Through their mentorship, faculty fellows can empower both undergraduate and graduate students to explore entrepreneurship as a viable career path and can equip them with the knowledge they need to navigate market dynamics. This creates opportunities not only for startup creation but also for long-term partnerships with industry and the commercialization of impactful research. Ultimately, this enhances the university’s contribution to economic and social development while inspiring a new generation of innovators, inventors and leaders.

What are you personally looking forward to in terms of your increased involvement with CEI and working as a faculty fellow?

As a faculty member in engineering, I am uniquely positioned to engage with senior design projects from my department and others across the university.

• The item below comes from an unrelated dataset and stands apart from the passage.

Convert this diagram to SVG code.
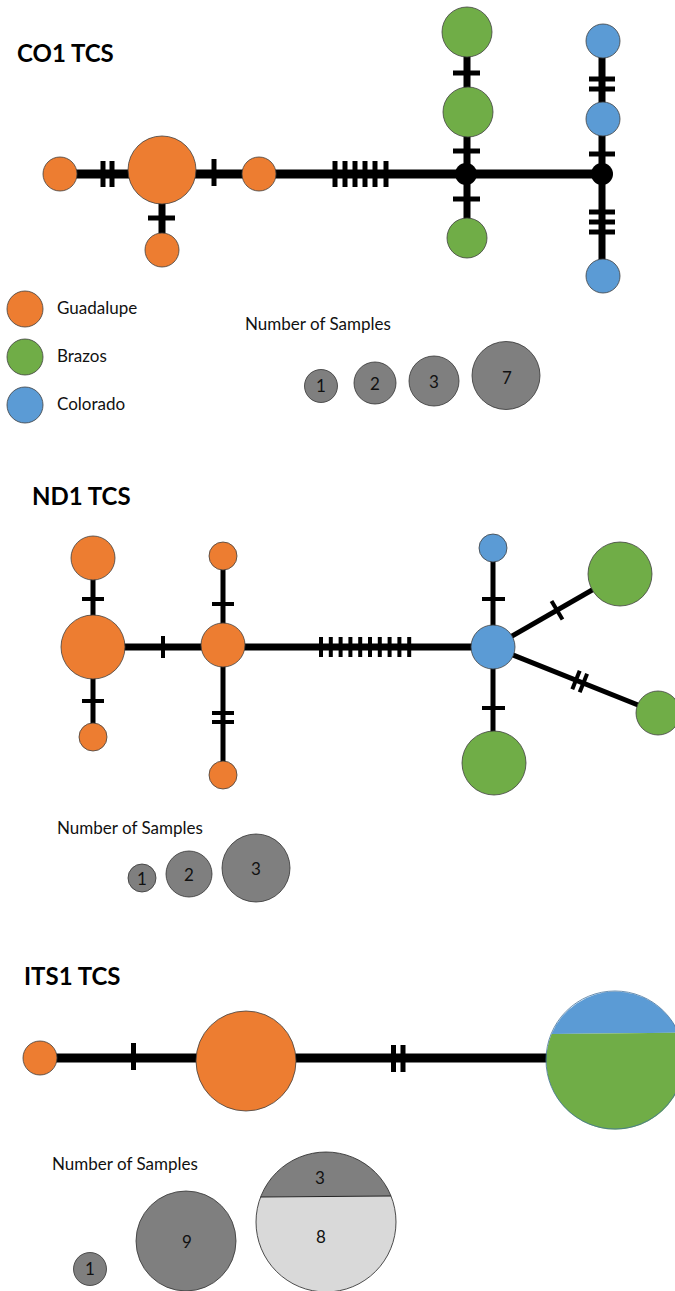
<svg xmlns="http://www.w3.org/2000/svg" width="675" height="1291" viewBox="0 0 675 1291">
  <style>
    .title { font-family: Lato, "Liberation Sans", sans-serif; font-weight: bold; font-size: 24px; fill: #000; }
    .label { font-family: Lato, "Liberation Sans", sans-serif; font-size: 17px; fill: #111; }
    .num { font-family: Lato, "Liberation Sans", sans-serif; font-size: 17px; fill: #111; text-anchor: middle; }
    .edge { stroke: #000; fill: none; }
    .tick { stroke: #000; stroke-width: 5; }
    .tick-thin { stroke: #000; stroke-width: 4; }
    .node { stroke: #404040; stroke-width: 0.8; }
    .guad { fill: #ED7D31; }
    .braz { fill: #70AD47; }
    .colo { fill: #5B9BD5; }
    .sample { fill: #7F7F7F; stroke: #333; stroke-width: 0.8; }
    .sample-light { fill: #D9D9D9; stroke: #333; stroke-width: 0.8; }
  </style>

  <!-- ===================== CO1 network ===================== -->
  <text class="title" x="17" y="62">CO1 TCS</text>

  <g id="co1-connectors">
    <line class="edge" x1="60" y1="174" x2="602" y2="174" stroke-width="9"/>
    <line class="edge" x1="162" y1="170" x2="162" y2="250" stroke-width="7"/>
    <line class="edge" x1="467" y1="32" x2="467" y2="238" stroke-width="7"/>
    <line class="edge" x1="602" y1="41" x2="602" y2="276" stroke-width="7"/>
    <!-- mutation ticks on the main line -->
    <line class="tick" x1="103" y1="161" x2="103" y2="187"/>
    <line class="tick" x1="112" y1="161" x2="112" y2="187"/>
    <line class="tick" x1="214" y1="159" x2="214" y2="186"/>
    <line class="tick" x1="335" y1="161" x2="335" y2="187"/>
    <line class="tick" x1="345" y1="161" x2="345" y2="187"/>
    <line class="tick" x1="355" y1="161" x2="355" y2="187"/>
    <line class="tick" x1="365" y1="161" x2="365" y2="187"/>
    <line class="tick" x1="375" y1="161" x2="375" y2="187"/>
    <line class="tick" x1="386" y1="161" x2="386" y2="187"/>
    <!-- ticks on vertical branches -->
    <line class="tick" x1="148" y1="218" x2="175" y2="218"/>
    <line class="tick" x1="453" y1="73" x2="480" y2="73"/>
    <line class="tick" x1="453" y1="151" x2="480" y2="151"/>
    <line class="tick" x1="453" y1="199" x2="480" y2="199"/>
    <line class="tick" x1="589" y1="79" x2="615" y2="79"/>
    <line class="tick" x1="589" y1="89" x2="615" y2="89"/>
    <line class="tick" x1="589" y1="154" x2="615" y2="154"/>
    <line class="tick" x1="589" y1="212" x2="615" y2="212"/>
    <line class="tick" x1="589" y1="222" x2="615" y2="222"/>
    <line class="tick" x1="589" y1="232" x2="615" y2="232"/>
  </g>

  <g id="co1-g1"><circle class="node guad" cx="60" cy="174" r="17"/></g>
  <g id="co1-g2"><circle class="node guad" cx="162" cy="170" r="34"/></g>
  <g id="co1-g3"><circle class="node guad" cx="259" cy="174" r="17"/></g>
  <g id="co1-g4"><circle class="node guad" cx="162" cy="250" r="17"/></g>
  <g id="co1-j1"><circle cx="466" cy="174" r="11" fill="#000"/></g>
  <g id="co1-j2"><circle cx="602" cy="174" r="11" fill="#000"/></g>
  <g id="co1-b1"><circle class="node braz" cx="467" cy="32" r="25"/></g>
  <g id="co1-b2"><circle class="node braz" cx="468" cy="112" r="25"/></g>
  <g id="co1-b3"><circle class="node braz" cx="467" cy="238" r="20"/></g>
  <g id="co1-c1"><circle class="node colo" cx="603" cy="41" r="17"/></g>
  <g id="co1-c2"><circle class="node colo" cx="603" cy="119" r="17"/></g>
  <g id="co1-c3"><circle class="node colo" cx="603" cy="276" r="17"/></g>

  <!-- river legend -->
  <g id="legend-rivers">
    <circle class="node guad" cx="25" cy="309" r="18"/>
    <text class="label" x="57" y="314">Guadalupe</text>
    <circle class="node braz" cx="25" cy="357" r="18"/>
    <text class="label" x="57" y="362">Brazos</text>
    <circle class="node colo" cx="25" cy="405" r="18"/>
    <text class="label" x="57" y="410">Colorado</text>
  </g>

  <!-- sample-size legend -->
  <g id="co1-samples">
    <text class="label" x="245" y="330">Number of Samples</text>
    <circle class="sample" cx="321" cy="386" r="16.5"/>
    <text class="num" x="321" y="392">1</text>
    <circle class="sample" cx="375" cy="383" r="21"/>
    <text class="num" x="375" y="390">2</text>
    <circle class="sample" cx="434" cy="381" r="25"/>
    <text class="num" x="434" y="388">3</text>
    <circle class="sample" cx="506" cy="375.5" r="34"/>
    <text class="num" x="507" y="384">7</text>
  </g>

  <!-- ===================== ND1 network ===================== -->
  <text class="title" x="32" y="505">ND1 TCS</text>

  <g id="nd1-connectors">
    <line class="edge" x1="93" y1="647" x2="493" y2="647" stroke-width="7"/>
    <line class="edge" x1="93" y1="558" x2="93" y2="737" stroke-width="5"/>
    <line class="edge" x1="223" y1="556" x2="223" y2="775" stroke-width="5"/>
    <line class="edge" x1="493" y1="548" x2="493" y2="763" stroke-width="5"/>
    <line class="edge" x1="493" y1="647" x2="620" y2="574" stroke-width="5"/>
    <line class="edge" x1="493" y1="647" x2="658" y2="713" stroke-width="5"/>
    <!-- ticks -->
    <line class="tick-thin" x1="82" y1="599" x2="104" y2="599"/>
    <line class="tick-thin" x1="82" y1="701" x2="104" y2="701"/>
    <line class="tick-thin" x1="163" y1="636" x2="163" y2="658"/>
    <line class="tick-thin" x1="212" y1="604" x2="234" y2="604"/>
    <line class="tick-thin" x1="212" y1="713" x2="234" y2="713"/>
    <line class="tick-thin" x1="212" y1="722" x2="234" y2="722"/>
    <line class="tick-thin" x1="321" y1="637" x2="321" y2="657"/>
    <line class="tick-thin" x1="330.8" y1="637" x2="330.8" y2="657"/>
    <line class="tick-thin" x1="340.6" y1="637" x2="340.6" y2="657"/>
    <line class="tick-thin" x1="350.4" y1="637" x2="350.4" y2="657"/>
    <line class="tick-thin" x1="360.2" y1="637" x2="360.2" y2="657"/>
    <line class="tick-thin" x1="370" y1="637" x2="370" y2="657"/>
    <line class="tick-thin" x1="379.8" y1="637" x2="379.8" y2="657"/>
    <line class="tick-thin" x1="389.6" y1="637" x2="389.6" y2="657"/>
    <line class="tick-thin" x1="399.4" y1="637" x2="399.4" y2="657"/>
    <line class="tick-thin" x1="409.2" y1="637" x2="409.2" y2="657"/>
    <line class="tick-thin" x1="482" y1="599" x2="505" y2="599"/>
    <line class="tick-thin" x1="482" y1="708" x2="505" y2="708"/>
    <line class="tick-thin" x1="551.5" y1="601" x2="562.5" y2="619.5"/>
    <line class="tick-thin" x1="572.3" y1="689.3" x2="579.7" y2="670.7"/>
    <line class="tick-thin" x1="579.7" y1="692.3" x2="587.1" y2="673.7"/>
  </g>

  <g id="nd1-g1"><circle class="node guad" cx="93" cy="558" r="22"/></g>
  <g id="nd1-g2"><circle class="node guad" cx="93" cy="647" r="32"/></g>
  <g id="nd1-g3"><circle class="node guad" cx="93" cy="737" r="14"/></g>
  <g id="nd1-g4"><circle class="node guad" cx="223" cy="645" r="22"/></g>
  <g id="nd1-g5"><circle class="node guad" cx="223" cy="556" r="14"/></g>
  <g id="nd1-g6"><circle class="node guad" cx="223" cy="775" r="14"/></g>
  <g id="nd1-c1"><circle class="node colo" cx="493" cy="548" r="14"/></g>
  <g id="nd1-c2"><circle class="node colo" cx="493" cy="647" r="22"/></g>
  <g id="nd1-b1"><circle class="node braz" cx="620" cy="574" r="32"/></g>
  <g id="nd1-b2"><circle class="node braz" cx="658" cy="713" r="22"/></g>
  <g id="nd1-b3"><circle class="node braz" cx="494" cy="763" r="32"/></g>

  <g id="nd1-samples">
    <text class="label" x="57" y="834">Number of Samples</text>
    <circle class="sample" cx="142" cy="878" r="14"/>
    <text class="num" x="142" y="885">1</text>
    <circle class="sample" cx="189" cy="874" r="23"/>
    <text class="num" x="189" y="881">2</text>
    <circle class="sample" cx="256" cy="868" r="34"/>
    <text class="num" x="256" y="875">3</text>
  </g>

  <!-- ===================== ITS1 network ===================== -->
  <text class="title" x="24" y="985">ITS1 TCS</text>

  <g id="its1-connectors">
    <line class="edge" x1="40" y1="1058" x2="615" y2="1058" stroke-width="9"/>
    <line class="tick" x1="133.5" y1="1043" x2="133.5" y2="1070"/>
    <line class="tick" x1="393.5" y1="1045" x2="393.5" y2="1072"/>
    <line class="tick" x1="403" y1="1045" x2="403" y2="1072"/>
  </g>

  <g id="its1-g1"><circle class="node guad" cx="40" cy="1058" r="17"/></g>
  <g id="its1-g2"><circle class="node guad" cx="246" cy="1061" r="50"/></g>
  <g id="its1-mix">
    <path d="M551.6,1034 A69,69 0 0 1 678.35,1032.66 Z" fill="#5B9BD5"/>
    <path d="M551.6,1034 A69,69 0 1 0 678.35,1032.66 Z" fill="#70AD47"/>
    <circle cx="615" cy="1060" r="69" fill="none" stroke="#41719C" stroke-width="0.8"/>
  </g>

  <g id="its1-samples">
    <text class="label" x="52" y="1170">Number of Samples</text>
    <circle class="sample" cx="90" cy="1269" r="16.5"/>
    <text class="num" x="90" y="1275">1</text>
    <circle class="sample" cx="186" cy="1241" r="50"/>
    <text class="num" x="187" y="1248">9</text>
    <path d="M260.6,1197 A70,70 0 0 1 391,1196 Z" fill="#7F7F7F"/>
    <path d="M260.6,1197 A70,70 0 1 0 391,1196 Z" fill="#D9D9D9"/>
    <line x1="260.6" y1="1197" x2="391" y2="1196" stroke="#222" stroke-width="1"/>
    <circle cx="326" cy="1222" r="70" fill="none" stroke="#222" stroke-width="0.8"/>
    <text class="num" x="320" y="1184">3</text>
    <text class="num" x="321" y="1243">8</text>
  </g>
</svg>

Some of these have immense potential to address real-world challenges, and I am excited about the opportunity to identify viable ideas that could be developed further with the right support and guidance.

One of the key aspects I look forward to is connecting students to the right resources and people. Many undergraduates working on these projects lack the entrepreneurial knowledge or industry connections needed to take their ideas beyond the classroom. As a faculty fellow, I can act as a bridge, helping them refine their ideas, align them with market demands and connect with mentors, industry partners, or funding sources that can support their journey.

I also see an opportunity to foster collaboration among disciplines — encouraging students from engineering, business and other fields to work together. This cross-disciplinary approach not only strengthens their projects but also prepares them for the complexities of the real world. By providing this kind of support, I hope to nurture a culture of innovation where students feel empowered to turn their ideas into impactful solutions, whether as startups, patents or partnerships with industry.